Characterization: 6/15
Your characters have no depth to them. What that means is that they don’t seem like real people. When characters feel alive--when I can imagine characters shopping at a supermarket--then that’s when I know that characterization was done correctly.
The characters are flat and boring, honestly. Write your characters out like they’re real people, and not just some random OC that you came up with.
Spelling/Grammar: 9/20
You have tense errors, but your spelling in general was great.
Quick English lesson: There’s past, present, and future tenses in English. I, personally, prefer to write in past tense (ran, jumped, swam, ate, etc.), but there are many writers that like to write in present tense (run, jump, swim, eat, etc.). Whatever tense you choose, stick to it. Don’t go around mixing tenses because that will lead to confusion.
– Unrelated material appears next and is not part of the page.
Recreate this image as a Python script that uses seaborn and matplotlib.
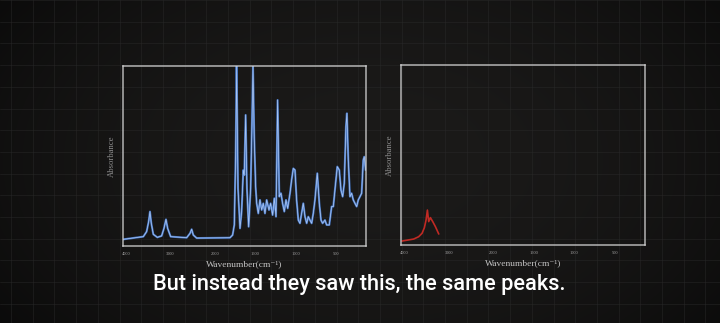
import numpy as np
import pandas as pd
import matplotlib
matplotlib.use("Agg")
import matplotlib.pyplot as plt
import seaborn as sns

# ---------------- data ----------------
blue_wavenumber = [4060, 3611, 3536, 3491, 3461, 3431, 3386, 3296, 3199, 3146,
                   3101, 3064, 2996, 2637, 2562, 2524, 2487, 2412, 1814, 1781,
                   1760, 1743, 1731, 1714, 1689, 1669, 1648, 1636, 1619, 1603,
                   1582, 1557, 1540, 1528, 1512, 1495, 1482, 1462, 1441, 1420,
                   1400, 1379, 1358, 1329, 1309, 1284, 1263, 1242, 1222, 1201,
                   1180, 1160, 1139, 1118, 1097, 1068, 1048, 1027, 1006, 986,
                   965, 944, 924, 903, 882, 861, 841, 820, 799, 779,
                   758, 729, 704, 683, 663, 634, 613, 580, 551, 530,
                   510, 481, 456, 435, 414, 394, 373, 361, 344, 323,
                   303, 282, 261, 240, 220, 199, 178, 158, 145, 129]
blue_absorbance = [0.037, 0.052, 0.080, 0.135, 0.191, 0.126, 0.065, 0.048, 0.056, 0.098,
                   0.148, 0.098, 0.052, 0.046, 0.070, 0.093, 0.061, 0.044, 0.046, 0.061,
                   0.117, 0.506, 1.000, 0.320, 0.098, 0.191, 0.422, 0.394, 0.728, 0.320,
                   0.107, 0.320, 0.691, 1.000, 0.598, 0.330, 0.237, 0.181, 0.256, 0.200,
                   0.237, 0.181, 0.256, 0.200, 0.237, 0.172, 0.265, 0.163, 0.811, 0.274,
                   0.293, 0.237, 0.191, 0.256, 0.209, 0.293, 0.367, 0.431, 0.422, 0.256,
                   0.144, 0.126, 0.181, 0.237, 0.163, 0.126, 0.163, 0.144, 0.126, 0.181,
                   0.256, 0.404, 0.237, 0.144, 0.126, 0.144, 0.117, 0.117, 0.219, 0.219,
                   0.311, 0.441, 0.422, 0.311, 0.274, 0.348, 0.663, 0.737, 0.478, 0.274,
                   0.293, 0.256, 0.237, 0.219, 0.256, 0.274, 0.293, 0.478, 0.496, 0.422]

red_wavenumber = [4046, 3784, 3672, 3596, 3544, 3506, 3476, 3447, 3409, 3357, 3297, 3222]
red_absorbance = [0.022, 0.033, 0.046, 0.065, 0.096, 0.139, 0.194, 0.130, 0.152, 0.130, 0.102, 0.061]

tick_values = [4000, 3000, 2000, 1500, 1000, 500]
tick_labels = ["4000", "3000", "2000", "1500", "1000", "500"]

subtitle = "But instead they saw this, the same peaks."
x_label = "Wavenumber(cm\u207b\u00b9)"
y_label = "Absorbance"

# ---------------- style ----------------
sns.set_theme(style="dark")
BG = "#161616"
plt.rcParams["font.family"] = ["Liberation Serif", "DejaVu Serif"]

fig = plt.figure(figsize=(7.2, 3.23), dpi=100, facecolor=BG)

# background: faint chalkboard grid + vignette
bg = fig.add_axes([0, 0, 1, 1], zorder=-10)
bg.set_xlim(0, 720)
bg.set_ylim(323, 0)
yy, xx = np.mgrid[0:323, 0:720]
r = np.sqrt(((xx - 370) / 400.0) ** 2 + ((yy - 160) / 250.0) ** 2)
shade = np.clip(r, 0, 1.3) ** 2
bg.imshow(shade, extent=(0, 720, 323, 0), cmap=matplotlib.colors.LinearSegmentedColormap.from_list(
    "v", ["#1b1a19", "#070707"]), vmin=0, vmax=1.6, aspect="auto", zorder=0)
bg.set_xticks(np.arange(11, 720, 21.7))
bg.set_yticks(np.arange(0, 323, 21.7))
bg.grid(True, color="#2a2a2a", lw=0.6, alpha=0.55)
bg.tick_params(length=0, labelbottom=False, labelleft=False)
for s in bg.spines.values():
    s.set_visible(False)
bg.set_axisbelow(False)


def fwd(w):
    w = np.asarray(w, dtype=float)
    p = np.where(w >= 2000, 3 + (4000 - w) * 0.0445, 92 + (2000 - w) * 0.0805)
    return 243.0 - p


def inv(q):
    p = 243.0 - np.asarray(q, dtype=float)
    return np.where(p <= 92, 4000 - (p - 3) / 0.0445, 2000 - (p - 92) / 0.0805)


def style_axes(ax):
    ax.set_facecolor((0, 0, 0, 0))
    ax.set_xscale("function", functions=(fwd, inv))
    ax.set_xlim(4067, 124)
    ax.set_ylim(0, 1.0)
    ax.set_xticks(tick_values)
    ax.set_xticklabels(tick_labels)
    ax.set_yticks([])
    ax.grid(False)
    ax.tick_params(axis="x", direction="out", length=2.5, width=0.6, color="#bdbdbd",
                   labelsize=3.2, labelcolor="#a8a8a8", pad=1.5)
    ax.xaxis.set_minor_locator(matplotlib.ticker.NullLocator())
    for s in ax.spines.values():
        s.set_visible(True)
        s.set_color("#cfcfcf")
        s.set_linewidth(1.1)
        s.set_alpha(0.85)
    ax.set_xlabel(x_label, fontsize=6.8, color="#c4c4c4", labelpad=3)
    ax.set_ylabel(y_label, fontsize=6.2, color="#8e8e8e", labelpad=5)


ax1 = fig.add_axes([123 / 720, 77 / 323, 243 / 720, 180 / 323])
ax2 = fig.add_axes([401 / 720, 78 / 323, 244 / 720, 180 / 323])

blue_df = pd.DataFrame({"wavenumber": blue_wavenumber, "absorbance": blue_absorbance})
red_df = pd.DataFrame({"wavenumber": red_wavenumber, "absorbance": red_absorbance})

sns.lineplot(data=blue_df, x="wavenumber", y="absorbance", ax=ax1, color="#4a7fd4",
             lw=1.5, alpha=0.9, estimator=None, sort=False)
sns.lineplot(data=blue_df, x="wavenumber", y="absorbance", ax=ax1, color="#a8c4f2",
             lw=0.55, estimator=None, sort=False)
sns.lineplot(data=red_df, x="wavenumber", y="absorbance", ax=ax2, color="#c02a24",
             lw=1.2, estimator=None, sort=False)

style_axes(ax1)
style_axes(ax2)

fig.text(0.499, 0.118, subtitle, ha="center", va="center", color="white",
         fontsize=15.7, fontweight="medium", family=["Roboto", "DejaVu Sans"])

fig.savefig("out.png", dpi=100, facecolor=BG)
And I don’t think you’d refer to JYP as a sunbae...he’s more of a CEO than a sunbae. Same goes for Yang Hyun Suk.
Flow: 3/10
Your order of events is flawed.
You mention first that Seol and Sooni are trying out for the 2009 JYP Audition. Then you mention that they both sing a song from Dream High 2, which premiered in 2012. See where I’m going with this? You can’t sing a song from 2012 in a 2009 audition because it didn’t happen yet.
Nine months pass, so at latest, it will be September of 2010 when Sooni is about to debut.
When Seol meets TOP in Park Han Byul’s store, he says he just came back from New York. Assuming that he came back because he filmed the music videos, you’re still in the wrong year. Get your events straight first, and more things will fall into place.
Originality/Plot: 10/25
The plot is hard to decipher from five chapters, which can be a good thing and a bad thing. It’s good because five chapters isn’t supposed to give away the whole plot. It’s bad, though, because there is no indication of where the plot is going. You could’ve brought out the possible hardships Seol went through during her trainee period--you skipped over that part. You could’ve brought out many interesting things, but you chose not to.
Enjoyment: 3/5
It wasn’t something particularly enjoyable, but it was satisfactory.
Total: 47/100
General Comments:
Have you considered requesting for a co-author/beta reader for this story? Both can help you with English, and both can help you with improving your writing. No writing is perfect, and you can learn from almost anyone you ask. Of course, everyone has their different opinions, but the end result is the same--becoming a better writer. Thank you for requesting a review, and sorry if this wasn’t the score you were hoping for.